I watched Breakfast again last night, I watched it for three hours, and it is a two hour movie, because I kept playing scenes back that so amused me, that so endeared her to me, that she was just so wonderful in. Sometimes I just stopped the film and looked at her – I’ve a 65 inch Ultra HD 4K television, just saying the picture was big and beautiful. And so was she, that’s where I got the picture in the middle of this post. I wonder how many times I will watch that movie. I watched several of the extras, I’ll go through the photo galleries too I suppose, and I know I’ll watch it again, probably many times. Though I’ve still two I’ve not yet seen, plus I haven’t actually watched all of Funny Face, what’s left unseen is My Fair Lady (another musical, in which she did not sing!?) and Two for the Road with another man I don’t like, but only know as an old man, Albert Finney (the Jason Bourne movies) but which got good reviews. Audrey died in 1993, January 20th. Here I am 24 years later just finding her.

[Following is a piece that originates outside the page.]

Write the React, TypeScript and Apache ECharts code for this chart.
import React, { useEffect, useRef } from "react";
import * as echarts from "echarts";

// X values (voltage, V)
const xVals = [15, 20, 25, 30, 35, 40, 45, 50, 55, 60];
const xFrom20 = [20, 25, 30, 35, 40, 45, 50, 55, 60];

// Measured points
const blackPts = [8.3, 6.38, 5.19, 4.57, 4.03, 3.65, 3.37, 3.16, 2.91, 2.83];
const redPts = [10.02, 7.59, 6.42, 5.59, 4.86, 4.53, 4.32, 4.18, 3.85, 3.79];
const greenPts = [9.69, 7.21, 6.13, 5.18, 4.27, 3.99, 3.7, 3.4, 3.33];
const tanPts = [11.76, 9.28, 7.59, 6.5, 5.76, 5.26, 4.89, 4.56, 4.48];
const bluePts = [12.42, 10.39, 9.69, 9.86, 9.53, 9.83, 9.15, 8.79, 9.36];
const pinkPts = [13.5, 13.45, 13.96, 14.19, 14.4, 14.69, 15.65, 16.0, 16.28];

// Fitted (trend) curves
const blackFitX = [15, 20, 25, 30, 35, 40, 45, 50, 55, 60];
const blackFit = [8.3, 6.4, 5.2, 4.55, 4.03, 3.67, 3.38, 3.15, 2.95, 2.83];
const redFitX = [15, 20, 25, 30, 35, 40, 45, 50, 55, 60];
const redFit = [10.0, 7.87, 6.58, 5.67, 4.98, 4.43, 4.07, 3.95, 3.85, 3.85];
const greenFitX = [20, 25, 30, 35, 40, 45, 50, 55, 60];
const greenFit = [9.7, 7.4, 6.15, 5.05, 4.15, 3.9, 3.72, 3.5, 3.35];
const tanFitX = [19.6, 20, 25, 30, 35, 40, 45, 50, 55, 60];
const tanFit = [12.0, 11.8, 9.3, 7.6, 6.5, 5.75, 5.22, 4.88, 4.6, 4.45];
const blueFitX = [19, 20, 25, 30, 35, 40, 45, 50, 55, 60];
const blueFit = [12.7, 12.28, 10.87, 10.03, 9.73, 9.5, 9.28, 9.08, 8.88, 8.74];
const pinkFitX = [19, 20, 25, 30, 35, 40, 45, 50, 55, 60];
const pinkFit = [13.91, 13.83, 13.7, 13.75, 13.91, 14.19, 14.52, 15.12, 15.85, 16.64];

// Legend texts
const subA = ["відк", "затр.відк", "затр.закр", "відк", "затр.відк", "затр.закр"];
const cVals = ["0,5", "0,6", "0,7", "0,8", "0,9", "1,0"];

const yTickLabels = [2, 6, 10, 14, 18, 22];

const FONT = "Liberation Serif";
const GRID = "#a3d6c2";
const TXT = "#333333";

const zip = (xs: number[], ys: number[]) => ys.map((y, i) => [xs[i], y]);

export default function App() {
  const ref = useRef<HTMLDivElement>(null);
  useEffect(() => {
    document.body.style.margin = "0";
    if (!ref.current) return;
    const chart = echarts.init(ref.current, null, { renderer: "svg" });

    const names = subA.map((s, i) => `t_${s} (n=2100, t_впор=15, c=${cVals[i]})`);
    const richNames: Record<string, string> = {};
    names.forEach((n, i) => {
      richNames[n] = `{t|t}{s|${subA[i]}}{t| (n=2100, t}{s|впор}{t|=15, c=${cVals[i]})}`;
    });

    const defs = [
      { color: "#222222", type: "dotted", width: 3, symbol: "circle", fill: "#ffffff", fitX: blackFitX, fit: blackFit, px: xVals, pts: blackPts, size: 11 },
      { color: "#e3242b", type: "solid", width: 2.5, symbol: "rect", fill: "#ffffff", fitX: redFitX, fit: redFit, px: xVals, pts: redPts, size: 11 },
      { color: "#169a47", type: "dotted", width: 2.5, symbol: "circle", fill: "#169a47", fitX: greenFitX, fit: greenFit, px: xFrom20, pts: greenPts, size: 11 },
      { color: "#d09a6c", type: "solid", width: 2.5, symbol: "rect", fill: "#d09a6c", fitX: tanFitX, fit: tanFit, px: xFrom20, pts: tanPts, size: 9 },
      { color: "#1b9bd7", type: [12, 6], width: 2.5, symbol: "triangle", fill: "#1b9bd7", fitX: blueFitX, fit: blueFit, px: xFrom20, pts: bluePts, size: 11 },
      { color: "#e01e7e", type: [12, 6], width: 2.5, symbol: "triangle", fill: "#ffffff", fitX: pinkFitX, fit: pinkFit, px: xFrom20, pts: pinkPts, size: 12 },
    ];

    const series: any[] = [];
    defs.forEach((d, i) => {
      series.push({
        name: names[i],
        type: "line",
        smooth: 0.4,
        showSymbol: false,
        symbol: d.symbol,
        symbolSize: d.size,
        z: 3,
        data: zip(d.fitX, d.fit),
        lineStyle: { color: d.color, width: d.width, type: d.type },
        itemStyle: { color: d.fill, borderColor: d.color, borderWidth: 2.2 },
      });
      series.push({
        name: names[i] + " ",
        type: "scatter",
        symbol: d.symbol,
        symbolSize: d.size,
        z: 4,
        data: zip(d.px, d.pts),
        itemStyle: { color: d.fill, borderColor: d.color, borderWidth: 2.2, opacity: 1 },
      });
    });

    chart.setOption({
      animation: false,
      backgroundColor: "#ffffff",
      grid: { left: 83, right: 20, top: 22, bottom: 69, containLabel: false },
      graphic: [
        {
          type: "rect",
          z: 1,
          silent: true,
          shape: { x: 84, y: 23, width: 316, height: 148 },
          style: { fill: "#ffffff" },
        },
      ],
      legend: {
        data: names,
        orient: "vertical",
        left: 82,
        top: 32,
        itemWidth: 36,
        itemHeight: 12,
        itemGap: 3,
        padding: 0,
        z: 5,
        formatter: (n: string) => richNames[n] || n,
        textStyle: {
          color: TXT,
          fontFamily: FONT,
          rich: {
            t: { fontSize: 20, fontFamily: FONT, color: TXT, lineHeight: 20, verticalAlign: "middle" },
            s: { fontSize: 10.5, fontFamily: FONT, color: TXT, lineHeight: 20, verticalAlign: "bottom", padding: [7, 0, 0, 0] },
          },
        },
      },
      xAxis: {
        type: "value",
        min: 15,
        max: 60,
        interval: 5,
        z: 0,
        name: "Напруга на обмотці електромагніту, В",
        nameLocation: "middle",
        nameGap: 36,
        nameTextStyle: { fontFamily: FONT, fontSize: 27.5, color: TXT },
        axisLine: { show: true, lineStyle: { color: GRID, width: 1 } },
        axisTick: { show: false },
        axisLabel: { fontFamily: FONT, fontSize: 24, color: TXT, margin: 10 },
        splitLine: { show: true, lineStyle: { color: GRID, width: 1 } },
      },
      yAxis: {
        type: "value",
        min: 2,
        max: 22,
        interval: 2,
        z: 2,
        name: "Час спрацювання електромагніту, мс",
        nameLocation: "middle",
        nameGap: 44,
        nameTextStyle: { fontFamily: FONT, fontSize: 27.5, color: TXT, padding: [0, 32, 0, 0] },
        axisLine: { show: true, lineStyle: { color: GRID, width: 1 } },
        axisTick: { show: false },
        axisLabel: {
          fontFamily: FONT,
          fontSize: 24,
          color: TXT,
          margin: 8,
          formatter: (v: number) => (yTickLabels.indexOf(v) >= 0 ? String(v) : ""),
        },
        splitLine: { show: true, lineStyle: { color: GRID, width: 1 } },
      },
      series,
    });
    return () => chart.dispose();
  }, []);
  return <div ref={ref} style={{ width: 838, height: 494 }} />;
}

My mother is still living, has her mind, and will be 88 at the end of this month. When I see her, I’m going to ask, apart from the usual, what she remembers of Audrey Hepburn. Mom was into movie gossip back then, I remember movie magazines she had, not unlike the stuff you see at supermarket checkout lines today, so she may have been more aware of the outside world than I, well, I’m sure she was. Teens really don’t have an outside world, so busy constructing ourselves are we, that the outside world only exists in periphery to our internal world. Still, I feel this yearning, and it is such an unknown feeling to me that I need to explore it a bit. 67 and still learning something new every day. I say often that is the key to a happy life, or at least to keeping life interesting, and, you know what? I actually believe that. So my obsession with my new love will go on a bit. I rather like the idea. And most certainly like Audrey Hepburn quite a lot.  Excuse me, please, for a bit, I’ve a date with My Fair Lady.